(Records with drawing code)
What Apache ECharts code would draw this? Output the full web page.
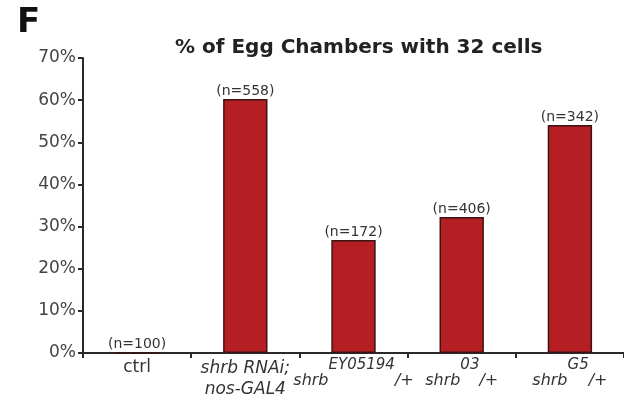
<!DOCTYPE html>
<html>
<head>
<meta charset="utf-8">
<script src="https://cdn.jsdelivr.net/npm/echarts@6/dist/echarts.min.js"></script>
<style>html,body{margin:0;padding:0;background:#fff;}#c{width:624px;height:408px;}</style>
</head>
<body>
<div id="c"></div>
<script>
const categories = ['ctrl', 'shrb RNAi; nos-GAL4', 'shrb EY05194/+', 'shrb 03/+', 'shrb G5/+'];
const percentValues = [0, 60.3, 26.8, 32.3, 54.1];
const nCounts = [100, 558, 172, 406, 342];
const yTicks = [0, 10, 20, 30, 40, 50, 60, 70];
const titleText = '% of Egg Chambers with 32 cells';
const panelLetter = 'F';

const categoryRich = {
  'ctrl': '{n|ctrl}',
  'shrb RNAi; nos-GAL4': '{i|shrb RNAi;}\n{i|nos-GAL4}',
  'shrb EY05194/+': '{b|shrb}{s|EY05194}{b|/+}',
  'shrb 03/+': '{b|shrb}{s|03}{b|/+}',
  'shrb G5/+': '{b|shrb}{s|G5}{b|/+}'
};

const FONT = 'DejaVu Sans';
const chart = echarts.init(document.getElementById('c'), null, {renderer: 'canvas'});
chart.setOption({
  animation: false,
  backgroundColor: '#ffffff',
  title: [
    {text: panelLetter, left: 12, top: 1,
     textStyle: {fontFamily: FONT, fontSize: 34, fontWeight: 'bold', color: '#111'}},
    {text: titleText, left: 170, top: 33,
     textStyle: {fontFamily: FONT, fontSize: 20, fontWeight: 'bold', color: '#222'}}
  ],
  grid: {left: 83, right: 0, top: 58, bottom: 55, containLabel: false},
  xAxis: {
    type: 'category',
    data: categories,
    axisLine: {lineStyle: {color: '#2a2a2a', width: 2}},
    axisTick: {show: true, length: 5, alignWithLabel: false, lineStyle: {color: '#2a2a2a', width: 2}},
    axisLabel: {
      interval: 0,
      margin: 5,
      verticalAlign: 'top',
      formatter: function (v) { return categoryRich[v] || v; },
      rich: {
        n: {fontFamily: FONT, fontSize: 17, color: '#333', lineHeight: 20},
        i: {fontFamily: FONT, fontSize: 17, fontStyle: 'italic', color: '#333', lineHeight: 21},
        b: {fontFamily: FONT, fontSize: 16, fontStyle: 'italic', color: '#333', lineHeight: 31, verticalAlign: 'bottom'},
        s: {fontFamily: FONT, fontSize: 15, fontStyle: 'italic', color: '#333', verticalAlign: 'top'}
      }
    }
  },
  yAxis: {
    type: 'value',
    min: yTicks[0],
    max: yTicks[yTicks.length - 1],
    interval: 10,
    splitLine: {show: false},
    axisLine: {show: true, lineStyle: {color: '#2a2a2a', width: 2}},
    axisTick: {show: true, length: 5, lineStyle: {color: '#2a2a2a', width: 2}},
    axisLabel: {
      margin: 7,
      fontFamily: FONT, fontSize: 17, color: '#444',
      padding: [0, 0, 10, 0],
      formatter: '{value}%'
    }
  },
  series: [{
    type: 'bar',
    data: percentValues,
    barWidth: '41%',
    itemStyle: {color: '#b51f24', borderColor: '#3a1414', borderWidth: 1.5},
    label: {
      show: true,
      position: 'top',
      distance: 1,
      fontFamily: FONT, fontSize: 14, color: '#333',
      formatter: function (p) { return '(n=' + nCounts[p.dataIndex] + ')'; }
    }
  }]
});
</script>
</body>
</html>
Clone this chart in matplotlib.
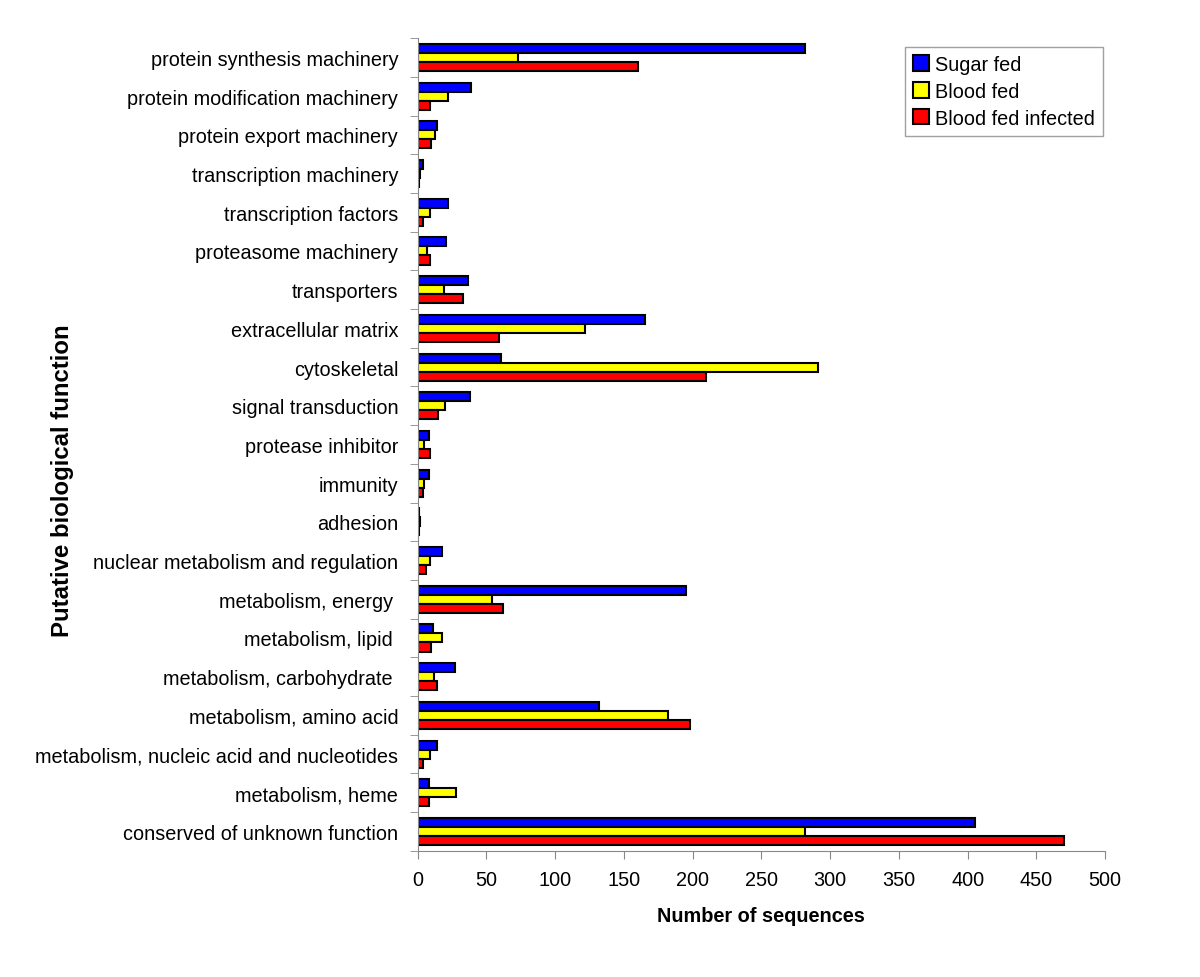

— Task to carry out —
Images in the data above are to be skipped. Retype all other material exactly.

— Task solution —
What Apache ECharts code would draw this? Output the full web page.
<!DOCTYPE html>
<html>
<head>
<meta charset="utf-8">
<script src="https://cdn.jsdelivr.net/npm/echarts@6/dist/echarts.min.js"></script>
<style>html,body{margin:0;padding:0;background:#fff;}#c{width:624px;height:408px;}</style>
</head>
<body>
<div id="c"></div>
<script>
const categories = ['ctrl', 'shrb RNAi; nos-GAL4', 'shrb EY05194/+', 'shrb 03/+', 'shrb G5/+'];
const percentValues = [0, 60.3, 26.8, 32.3, 54.1];
const nCounts = [100, 558, 172, 406, 342];
const yTicks = [0, 10, 20, 30, 40, 50, 60, 70];
const titleText = '% of Egg Chambers with 32 cells';
const panelLetter = 'F';

const categoryRich = {
  'ctrl': '{n|ctrl}',
  'shrb RNAi; nos-GAL4': '{i|shrb RNAi;}\n{i|nos-GAL4}',
  'shrb EY05194/+': '{b|shrb}{s|EY05194}{b|/+}',
  'shrb 03/+': '{b|shrb}{s|03}{b|/+}',
  'shrb G5/+': '{b|shrb}{s|G5}{b|/+}'
};

const FONT = 'DejaVu Sans';
const chart = echarts.init(document.getElementById('c'), null, {renderer: 'canvas'});
chart.setOption({
  animation: false,
  backgroundColor: '#ffffff',
  title: [
    {text: panelLetter, left: 12, top: 1,
     textStyle: {fontFamily: FONT, fontSize: 34, fontWeight: 'bold', color: '#111'}},
    {text: titleText, left: 170, top: 33,
     textStyle: {fontFamily: FONT, fontSize: 20, fontWeight: 'bold', color: '#222'}}
  ],
  grid: {left: 83, right: 0, top: 58, bottom: 55, containLabel: false},
  xAxis: {
    type: 'category',
    data: categories,
    axisLine: {lineStyle: {color: '#2a2a2a', width: 2}},
    axisTick: {show: true, length: 5, alignWithLabel: false, lineStyle: {color: '#2a2a2a', width: 2}},
    axisLabel: {
      interval: 0,
      margin: 5,
      verticalAlign: 'top',
      formatter: function (v) { return categoryRich[v] || v; },
      rich: {
        n: {fontFamily: FONT, fontSize: 17, color: '#333', lineHeight: 20},
        i: {fontFamily: FONT, fontSize: 17, fontStyle: 'italic', color: '#333', lineHeight: 21},
        b: {fontFamily: FONT, fontSize: 16, fontStyle: 'italic', color: '#333', lineHeight: 31, verticalAlign: 'bottom'},
        s: {fontFamily: FONT, fontSize: 15, fontStyle: 'italic', color: '#333', verticalAlign: 'top'}
      }
    }
  },
  yAxis: {
    type: 'value',
    min: yTicks[0],
    max: yTicks[yTicks.length - 1],
    interval: 10,
    splitLine: {show: false},
    axisLine: {show: true, lineStyle: {color: '#2a2a2a', width: 2}},
    axisTick: {show: true, length: 5, lineStyle: {color: '#2a2a2a', width: 2}},
    axisLabel: {
      margin: 7,
      fontFamily: FONT, fontSize: 17, color: '#444',
      padding: [0, 0, 10, 0],
      formatter: '{value}%'
    }
  },
  series: [{
    type: 'bar',
    data: percentValues,
    barWidth: '41%',
    itemStyle: {color: '#b51f24', borderColor: '#3a1414', borderWidth: 1.5},
    label: {
      show: true,
      position: 'top',
      distance: 1,
      fontFamily: FONT, fontSize: 14, color: '#333',
      formatter: function (p) { return '(n=' + nCounts[p.dataIndex] + ')'; }
    }
  }]
});
</script>
</body>
</html>
Clone this chart in matplotlib.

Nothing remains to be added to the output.